The Height and Film Aspect values are linked directly. If the aspect ration is modified the Height value will change accordingly.
You define a width of 320 and a height of 240 pixels, which represents an aspect ratio of 4:3 (i.e. 1.333:1). This can be automatically defined by selecting the Film Aspect option Standard (4:3). Now to the HDTV 16:9 Film Aspect option. Cinema 4D will automatically change the image resolution to 320 x 180 pixels.
The same image resolution will also be set in the Viewport. At the top and bottom or left and right of the Viewport you will now see gray borders. These are the Render Safe borders. What lies within these borders will appear in the rendered file.
The Pixel Aspect is important for many output devices. It defines the ratio of a pixel’s on-screen width to its on-screen height. The pixel ratio for most monitors is 1:1 (Square).
The pixel ratio will be written in the common output formats.
However, some display media use a pixel ratio other than 1:1 and the setting must be adjusted to avoid distortions such as circles appearing as ellipses.
If you need to calculate the pixel ratio manually, expand the side viewport to fit the entire screen and create a cube. Using a ruler, measure the cube’s width and height and enter these values in the two input boxes for Pixel.
Sets the frame rate (see configuring Cinema 4D)for the render. This is independent of the frame rate defined in the project settings. The number of frames that will be rendered is shown to the right of the text box.
If you want to render a frame sequence, but not the entire animation, enter the first frame for the sequence in the left input box and the last frame in the right input box. The Frame drop-down list will change to Manual automatically. If you want to save the animation, enter a save path on the Save page.
Only the current frame will be rendered. If you want the frame to be saved automatically after rendering, enter a save path on the Save page.
All the frames will be rendered, either as a picture sequence or as a video. If you want the animation to be saved automatically after rendering, enter a save path on the Save page.
Only the preview range (the area in the Timeline between the green markers) will be rendered. The frames are rendered either as a picture sequence or as a movie. If you want the animation to be saved automatically after rendering, enter a save path on the Save page.
If you set this option to Custom you can manually enter the frame range that should be rendered.

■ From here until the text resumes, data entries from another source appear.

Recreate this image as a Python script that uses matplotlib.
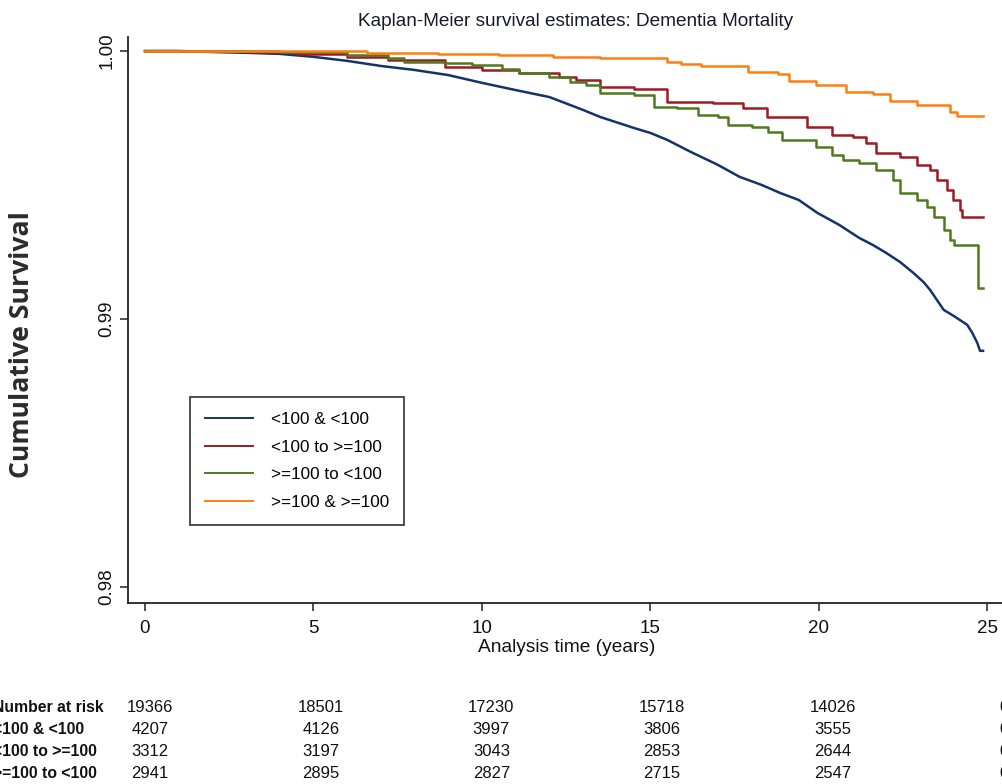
import matplotlib
matplotlib.use('Agg')
import matplotlib.pyplot as plt

# Kaplan-Meier step estimates
t_a = [0, 1, 2, 3, 4, 5, 6, 7, 8, 9, 10, 11, 12, 13, 13.5, 14.5, 15, 15.5, 16.2, 17,
       17.65, 18.3, 18.85, 19.4, 19.95, 20.6, 21.2, 21.6, 22.0, 22.4, 22.8, 23.1, 23.3,
       23.5, 23.7, 24.0, 24.4, 24.55, 24.7, 24.78, 24.87]
s_a = [1.0, 1.0, 0.99996, 0.99993, 0.99989, 0.99978, 0.99963, 0.99944, 0.99929, 0.99910,
       0.99881, 0.99854, 0.99828, 0.99780, 0.99754, 0.99713, 0.99694, 0.99668, 0.99623,
       0.99575, 0.99530, 0.99500, 0.99470, 0.99444, 0.99396, 0.99351, 0.99302, 0.99276,
       0.99246, 0.99213, 0.99172, 0.99138, 0.99108, 0.99071, 0.99034, 0.99011, 0.98978,
       0.98948, 0.98910, 0.98881, 0.98881]

t_b = [0, 3.0, 4.5, 6.0, 7.2, 8.9, 10.0, 11.1, 12.3, 12.8, 13.5, 14.5, 15.5, 16.85,
       17.75, 18.45, 19.65, 20.4, 21.0, 21.4, 21.7, 22.4, 22.9, 23.3, 23.5, 23.8, 23.98,
       24.2, 24.25, 24.87]
s_b = [1.0, 0.99996, 0.99989, 0.99978, 0.99966, 0.99940, 0.99929, 0.99918, 0.99903,
       0.99892, 0.99866, 0.99858, 0.99810, 0.99806, 0.99787, 0.99754, 0.99716, 0.99687,
       0.99679, 0.99657, 0.99619, 0.99604, 0.99575, 0.99556, 0.99519, 0.99481, 0.99444,
       0.99407, 0.99381, 0.99381]

t_c = [0, 4.0, 6.0, 7.2, 7.7, 8.9, 9.7, 10.6, 11.1, 12.0, 12.6, 13.1, 13.5, 14.5, 15.1,
       15.8, 16.4, 17.0, 17.3, 18.0, 18.5, 18.9, 19.9, 20.4, 20.7, 21.2, 21.7, 22.2, 22.4,
       22.9, 23.2, 23.4, 23.7, 23.9, 24.0, 24.72, 24.87]
s_c = [1.0, 0.99996, 0.99985, 0.99974, 0.99959, 0.99955, 0.99948, 0.99933, 0.99918,
       0.99903, 0.99884, 0.99873, 0.99843, 0.99836, 0.99791, 0.99787, 0.99761, 0.99754,
       0.99724, 0.99716, 0.99698, 0.99668, 0.99642, 0.99612, 0.99593, 0.99582, 0.99556,
       0.99519, 0.99470, 0.99444, 0.99418, 0.99381, 0.99332, 0.99295, 0.99276, 0.99116,
       0.99116]

t_d = [0, 6.6, 8.7, 10.5, 12.1, 13.5, 15.5, 15.9, 16.5, 17.9, 18.8, 19.1, 19.9, 20.8,
       21.6, 22.1, 22.9, 23.9, 24.1, 24.87]
s_d = [1.0, 0.99994, 0.99989, 0.99983, 0.99978, 0.99974, 0.99959, 0.99951, 0.99944,
       0.99922, 0.99914, 0.99888, 0.99873, 0.99847, 0.99840, 0.99813, 0.99799, 0.99772,
       0.99757, 0.99757]

groups = ['<100 & <100', '<100 to >=100', '>=100 to <100', '>=100 & >=100']
colors = ['#14336a', '#9e1b24', '#4f7a1e', '#ff7f0e']
# the big group has many tiny steps, so it reads as a smooth line
styles = ['default', 'steps-post', 'steps-post', 'steps-post']

risk_labels = ['Number at risk', '<100 & <100', '<100 to >=100', '>=100 to <100']
risk_total = [19366, 18501, 17230, 15718, 14026, 0]
risk_a = [4207, 4126, 3997, 3806, 3555, 0]
risk_b = [3312, 3197, 3043, 2853, 2644, 0]
risk_c = [2941, 2895, 2827, 2715, 2547, 0]

W, H = 1002, 784
fig = plt.figure(figsize=(W / 100, H / 100), dpi=100)
plt.rcParams['font.family'] = ['Liberation Sans', 'DejaVu Sans']

ax = fig.add_axes([128 / W, 1 - 603 / H, 910 / W, 566 / H])
for t, s, c, g, ds in zip([t_a, t_b, t_c, t_d], [s_a, s_b, s_c, s_d], colors, groups, styles):
    ax.plot(t, s, drawstyle=ds, color=c, lw=1.8, label=g)

ax.set_xlim(-0.5, 26.5)
ax.set_ylim(0.97940, 1.00052)
ax.spines['top'].set_visible(False)
ax.spines['right'].set_visible(False)
for sp in ['left', 'bottom']:
    ax.spines[sp].set_linewidth(1.3)
    ax.spines[sp].set_color('#222222')

ax.set_xticks([0, 5, 10, 15, 20, 25])
ax.set_yticks([0.98, 0.99, 1.00])
ax.set_yticklabels(['0.98', '0.99', '1.00'], rotation=90, va='center')
ax.tick_params(axis='both', length=6, width=1.1, color='#222222', labelsize=13.5,
               labelcolor='#111111')
ax.tick_params(axis='y', pad=3)
ax.tick_params(axis='x', pad=6)

leg = ax.legend(loc='upper left', bbox_to_anchor=(190 / W, 1 - 397 / H),
                bbox_transform=fig.transFigure, borderaxespad=0, fontsize=12.3,
                frameon=True, fancybox=False, edgecolor='#111111',
                handlelength=2.8, handletextpad=1.05, labelspacing=0.74,
                borderpad=0.88)
leg.get_frame().set_linewidth(1.3)
for ln in leg.get_lines():
    ln.set_linewidth(1.4)

fig.text(576 / W, 1 - 22 / H, 'Kaplan-Meier survival estimates: Dementia Mortality',
         ha='center', va='center', fontsize=13.7, color='#1a1a2e')
fig.text(567 / W, 1 - 648 / H, 'Analysis time (years)', ha='center', va='center',
         fontsize=13.8, color='#111111')
fig.text(22 / W, 1 - 345 / H, 'Cumulative Survival', rotation=90, ha='center',
         va='center', fontsize=19.2, fontweight='bold', family='Open Sans', color='#2b2b2b')

# number-at-risk table under the plot
row_y = [708, 730, 752, 774]
col_x = [150 + 170.7 * k for k in range(6)]
for lab, vals, y in zip(risk_labels, [risk_total, risk_a, risk_b, risk_c], row_y):
    fig.text(-7 / W, 1 - y / H, lab, ha='left', va='center', fontsize=11.3,
             fontweight='bold', color='#111111')
    for x, v in zip(col_x, vals):
        fig.text(x / W, 1 - y / H, str(v), ha='center', va='center', fontsize=12,
                 color='#111111')

fig.savefig('out.png', dpi=100)
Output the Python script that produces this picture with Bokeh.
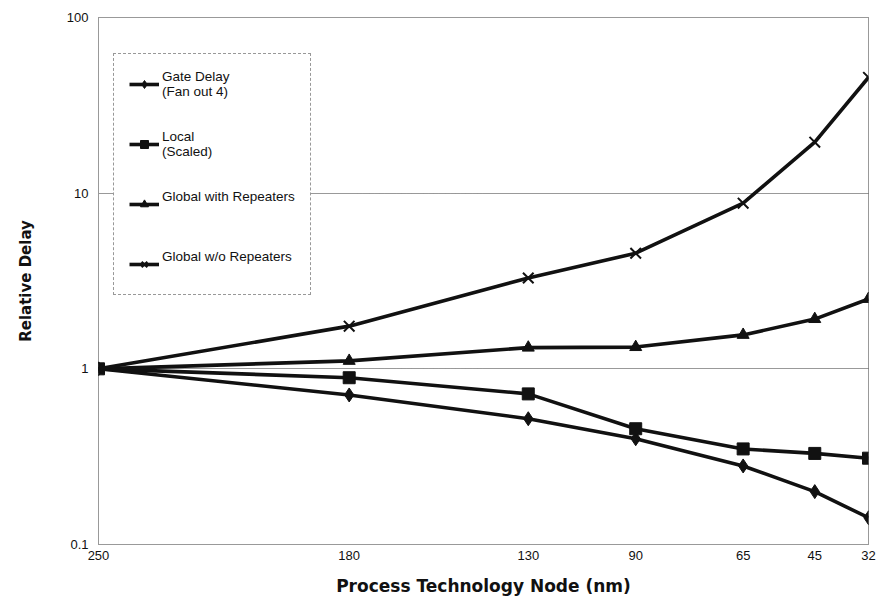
from bokeh.plotting import figure
from bokeh.models import Range1d, FixedTicker, Legend, LegendItem
from bokeh.embed import file_html
from bokeh.resources import INLINE

# Technology nodes: labels as printed, and the (1999 ITRS) node values used for placement
node_labels = ["250", "180", "130", "90", "65", "45", "32"]
node_x = [250, 180, 130, 100, 70, 50, 35]

gate_delay = [1.0, 0.71, 0.52, 0.40, 0.28, 0.20, 0.142]
local_scaled = [1.0, 0.89, 0.72, 0.456, 0.35, 0.33, 0.31]
global_rep = [1.0, 1.11, 1.32, 1.33, 1.56, 1.92, 2.50]
global_norep = [1.0, 1.75, 3.29, 4.55, 8.77, 19.5, 45.6]

y_ticks = [0.1, 1, 10, 100]
y_labels = ["0.1", "1", "10", "100"]

FONT = "Liberation Sans"
INK = "#111111"
GRID = "#333333"

p = figure(width=876, height=598,
           x_range=Range1d(250, 35), y_range=Range1d(0.1, 100),
           y_axis_type="log", output_backend="svg", toolbar_location=None,
           min_border_left=98, min_border_right=8, min_border_top=17,
           min_border_bottom=54, background_fill_color="white",
           border_fill_color="white")

p.outline_line_color = GRID
p.outline_line_dash = "1 1"
p.outline_line_width = 1

p.xgrid.grid_line_color = None
p.ygrid.ticker = FixedTicker(ticks=y_ticks)
p.ygrid.grid_line_color = GRID
p.ygrid.grid_line_dash = "1 1"
p.ygrid.grid_line_width = 1

# axes
p.xaxis.ticker = FixedTicker(ticks=node_x)
p.xaxis.major_label_overrides = dict(zip(node_x, node_labels))
p.yaxis.ticker = FixedTicker(ticks=y_ticks)
p.yaxis.major_label_overrides = dict(zip(y_ticks, y_labels))

for ax in (p.xaxis[0], p.yaxis[0]):
    ax.axis_line_color = None
    ax.major_tick_line_color = None
    ax.minor_tick_line_color = None
    ax.major_tick_out = 0
    ax.major_tick_in = 0
    ax.minor_tick_out = 0
    ax.minor_tick_in = 0
    ax.major_label_text_font = FONT
    ax.major_label_text_font_size = "13px"
    ax.major_label_text_color = INK
    ax.axis_label_text_font = "DejaVu Sans"
    ax.axis_label_text_font_style = "bold"
    ax.axis_label_text_color = INK

p.xaxis.axis_label = "Process Technology Node (nm)"
p.xaxis.axis_label_text_font_size = "17px"
p.xaxis.major_label_standoff = 6
p.xaxis.axis_label_standoff = 13

p.yaxis.axis_label = "Relative Delay"
p.yaxis.axis_label_text_font_size = "15px"
p.yaxis.major_label_standoff = 10
p.yaxis.axis_label_standoff = 29

LW = 3.6
l1 = p.line(node_x, gate_delay, line_color=INK, line_width=LW)
s1 = p.scatter(node_x, gate_delay, marker="diamond", size=14, color=INK)
l2 = p.line(node_x, local_scaled, line_color=INK, line_width=LW)
s2 = p.scatter(node_x, local_scaled, marker="square", size=12, color=INK)
l3 = p.line(node_x, global_rep, line_color=INK, line_width=LW)
s3 = p.scatter(node_x, global_rep, marker="triangle", size=12, color=INK)
l4 = p.line(node_x, global_norep, line_color=INK, line_width=LW)
s4 = p.scatter(node_x, global_norep, marker="x", size=15, line_color=INK, line_width=2)

legend = Legend(items=[
    LegendItem(label="Gate Delay\n(Fan out 4)", renderers=[l1, s1]),
    LegendItem(label="Local\n(Scaled)", renderers=[l2, s2]),
    LegendItem(label="Global with Repeaters\n ", renderers=[l3, s3]),
    LegendItem(label="Global w/o Repeaters\n ", renderers=[l4, s4]),
], location=(15, 249))
legend.border_line_color = GRID
legend.border_line_dash = "1 1"
legend.border_line_width = 1
legend.background_fill_color = "white"
legend.background_fill_alpha = 1
legend.label_text_font = FONT
legend.label_text_font_size = "13.5px"
legend.label_text_color = INK
legend.glyph_width = 30
legend.glyph_height = 20
legend.label_height = 20
legend.label_standoff = 3
legend.padding = 15
legend.spacing = 30
legend.margin = 0
p.add_layout(legend)

open("out.html", "w").write(file_html(p, INLINE))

Use this setting to define if every animation frame should be output or every second, third, fourth, etc. frame should be output. Let’s say you have an animation consisting of 1500 frames and want to make a test render. If Frame Setup is set to 10 for the test render, only every tenth frame will be rendered, offering a rough impression of what the final animation will look like.
Use field rendering for smoother playback when working with video. Consecutive fields are separated from each other by half the frame time. The renderer creates interlaced output frames, where each frame contains two fields. In each output frame, the second field is rendered half the frame time after the first field. The two fields are interlaced, with one field containing the odd lines (the odd field) and the next field containing the even lines (the even field).
PAL video (used in e.g., Europe) runs at 25 frames per second, which equals 50 fields per second. NTSC video (used in e.g., USA) runs at 30 frames per second, which equals 60 fields per second.
When field rendering, use a non-lossy compressor or no compression at all. Lossy compressors (e.g., JPEG, M-JPEG) blur the fields and are not suitable for field rendering. Poor results are likely with such compressors.
Avoid using field rendering with the depth of field effect (Cinema 4D Visualize and Studio); otherwise, the image quality will be badly affected.
Only complete frames are rendered. Use this setting if you are rendering stills or movies that will not be viewed on a video system.
An animation image’s even fields will be mixed with the even fields of another image.
An animation image’s odd fields will be mixed with the odd fields of another image.
Displays the number of images that have been effectively rendered.